Nate works the day shift, though he’d be more suited as a museum guide the way he chats with the visitors. Daisy doesn’t approve: every one of them is a potential threat and befriending them could impair his judgement.
Daisy and Nate don’t have much to do with each other except for the five minutes when they’re shifts overlap at handover. He passes the torch over to her – like a baton – always with a smirk on his face, and she asks him for a full report of the day, which he gives reluctantly. It’s the only interaction they have… until strange things begin to happen at the museum.
Daisy notices priceless objects are going missing but then reappearing, with no explanation (and nothing showing on the CCTV, which is why she doesn’t trust technology). No one believes her except Nate, and he agrees to help her solve the mystery.
They soon discover they have a lot more in common than they realised… and their investigations uncover more than just the truth. Could they have feelings for one another?
“WE’RE ALL BROKEN, DAISY. IN ONE WAY OR ANOTHER. SHOW ME SOMEBODY WHO LIFE HASN’T BROKEN IN SOME WAY. LIFE KICKS LUMPS OFF THE MOMENT WE’RE BORN, UNLESS WE’RE VERY LUCKY, OR VERY RICH. AND MOST OF THE TIME, NOT EVEN THAT CAN HELP. YOU’RE BROKEN, DAISY. SO AM I. SO, PROBABLY, IS JANICE, AND SEEMA, AND DOROTHY. YOUR SISTER. YOUR MOTHER, DEFINITELY. I’M SURE.”

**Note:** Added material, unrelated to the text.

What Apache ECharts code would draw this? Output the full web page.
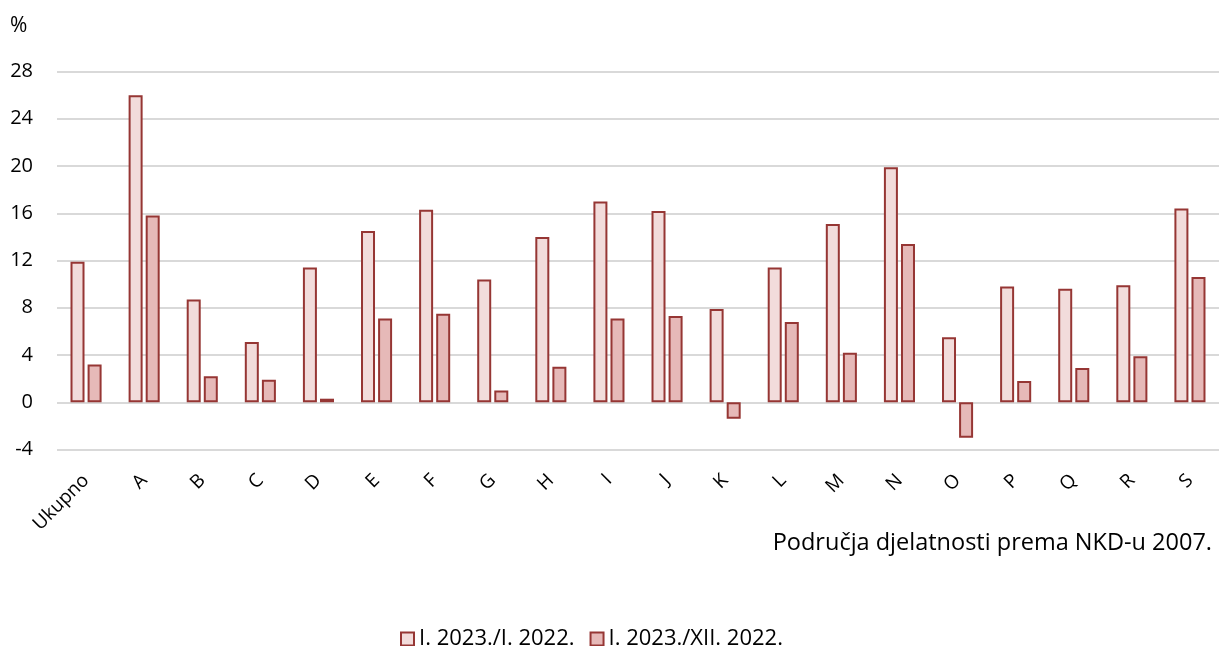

While this was definitely not the fluffy, light-hearted romance that I thought it was going to be, The Handover was such a pleasant surprise.

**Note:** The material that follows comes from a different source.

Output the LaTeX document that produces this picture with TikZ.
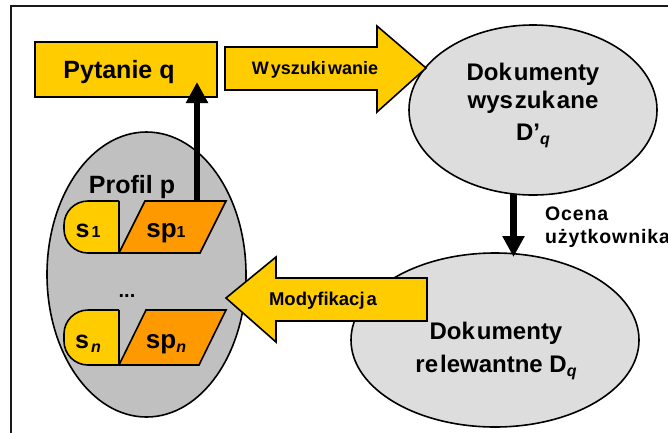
\documentclass[tikz,border=0pt]{standalone}
\usepackage{fontspec}
\setmainfont{Liberation Sans}
\usetikzlibrary{arrows.meta,shapes.geometric}
\definecolor{boxyellow}{HTML}{FFCC00}
\definecolor{boxorange}{HTML}{FF9900}
\definecolor{docgray}{HTML}{DDDDDD}
\definecolor{profgray}{HTML}{C0C0C0}
\newcommand\fs[1]{\fontsize{#1}{#1}\selectfont}
\newcommand\subup[1]{{\fs{16}#1}}
\newcommand\subit[1]{\raisebox{-4pt}{\fs{16}\itshape #1}}
\newcommand\gp{\kern2pt}
\tikzset{
  outline/.style={draw=black, line width=1.6pt, line join=miter},
  docell/.style={ellipse, outline, fill=docgray, inner sep=0pt},
  profell/.style={ellipse, outline, fill=profgray, inner sep=0pt},
  yellowbox/.style={rectangle, outline, fill=boxyellow, inner sep=0pt},
  txt/.style={font=\bfseries\fs{#1}, inner sep=0pt, text=black},
  widetxt/.style={font={\bfseries\fs{#1}\addfontfeatures{LetterSpace=4.5}}, inner sep=0pt, text=black},
  bigtxt/.style={txt=24, align=center},
  thickarrow/.style={line width=6.5pt, -{Triangle[width=21pt,length=21pt]}},
}
\begin{document}
\begin{tikzpicture}[x=1pt,y=-1pt]
\useasboundingbox (0,0) rectangle (668,432);
\clip (0,0) rectangle (668,432);

% outer frame (continues past the right and bottom edges)
\draw[line width=2pt, draw=black!90] (11,6) rectangle (720,480);

% document sets and the profile
\node[docell, minimum width=248, minimum height=170] (found) at (533,110) {};
\node[docell, minimum width=288, minimum height=174] (relevant) at (495,340) {};
\node[profell, minimum width=199, minimum height=285] (profile) at (146.5,274.5) {};

% query box
\node[yellowbox, minimum width=182, minimum height=55] (query) at (126,69.5) {};
\node[txt=25, anchor=base] (querytxt) at (119,78) {Pytanie q};

% block arrow: retrieval
\draw[outline, fill=boxyellow]
  (225,47) -- (377,47) -- (377,26) -- (426,68) -- (377,112) -- (377,90) -- (225,90) -- cycle;
\node[txt=18, anchor=base] (retr) at (315,74) {W\gp yszuki\gp wanie};

% block arrow: modification
\draw[outline, fill=boxyellow]
  (427,278) -- (276,278) -- (276,257) -- (226,298) -- (276,342) -- (276,321) -- (427,321) -- cycle;
\node[txt=18.5, anchor=base] (modif) at (323,305) {Modyfikacj\gp a};

% profile contents
\node[txt=25, anchor=base] (proftxt) at (132,193) {Profil p};

\draw[outline, fill=boxyellow, rounded corners=24]
  (119,201) -- (64,201) -- (64,253) -- (119,253);
\draw[outline] (119,201) -- (119,253);
\draw[outline, fill=boxorange]
  (119,253) -- (145,201) -- (226,201) -- (200,253) -- cycle;
\node[txt=25, anchor=base] (s1) at (88,237) {s\gp\subup{1}};
\node[txt=26, anchor=base] (sp1) at (166,237) {sp\subup{1}};
\coordinate (sp1top) at (197,201);

\node[txt=20, anchor=base] (dots) at (127,297) {...};

\draw[outline, fill=boxyellow, rounded corners=24]
  (119,310) -- (64,310) -- (64,365) -- (119,365);
\draw[outline] (119,310) -- (119,365);
\draw[outline, fill=boxorange]
  (119,365) -- (146,310) -- (226,310) -- (199,365) -- cycle;
\node[txt=25, anchor=base] (sn) at (88,348) {s\gp\subit{n}};
\node[txt=26, anchor=base] (spn) at (166,348) {sp\subit{n}};

% document labels
\node[bigtxt, anchor=base] (foundtxt1) at (533,80) {Dok\gp umenty};
\node[bigtxt, anchor=base] (foundtxt2) at (533,108) {wys\gp zuk\gp ane};
\node[bigtxt, anchor=base] (foundtxt3) at (533,140) {D’\subit{q}};
\node[bigtxt, anchor=base] (reltxt1) at (496,339) {Dok\gp umenty};
\node[bigtxt, anchor=base] (reltxt2) at (496,372) {re\gp lewantne D\subit{q}};

% user assessment
\coordinate (evalstart) at (513.5,194);
\coordinate (evalend) at (513.5,257);
\draw[thickarrow] (evalstart) -- (evalend);
\node[widetxt=19.5, anchor=base west] (eval1) at (545,220) {Ocena};
\node[widetxt=19.5, anchor=base west] (eval2) at (545,243) {użytkownika};

% profile feeds the query
\coordinate (queryin) at (197,82);
\draw[thickarrow] (sp1top) -- (queryin);
\end{tikzpicture}
\end{document}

Multiple POV books can be a real hit-and-miss for me, but Barnett did a great job of delicately balancing between these two characters who lives typically overlap for just five minutes a day. Yet, in those five minutes, Barnett manages to carve out a blossoming friendship and budding relationship as Daisy and Nate bond over the mysterious antics in the museum and their shared hardships.
Truthfully, there’s very little action in The Handover – but that’s the beauty of it! It’s a really subtle, grounded story whose impact slowly sneaks up on you. At times, it’s a heavy read. Barnett weaves in themes such as bullying, family trauma, aging, dementia, divorce and grief and explores each of these to the full. Daisy, Nate and the cast of colourful characters around them all feel very real and believable which is no easy feat in a rom-com.
The Handover is beautiful, poignant and full of nuggets of inspiration. It’s a slow, steady and addictive read. If I had to critique it, the only thing I would change is the relationship between Daisy and Nate. It was a tad underdeveloped and felt, at times, very rushed. In a book that really takes it time navigating a lot of complex and difficult topics, the pacing of their romantic relationship didn’t feel natural. Instead of hurriedly trying to establish a relationship in the latter pages of the novel, it would have been better if Barnett had left them as friends with the potential for there to be more.
If you’re not a diehard rom-com fan but still want to enjoy a cosy novel with real characters then I highly recommend The Handover. The best way to describe it is Eleanor Oliphant meets Night at the Museum but with ten times more heart!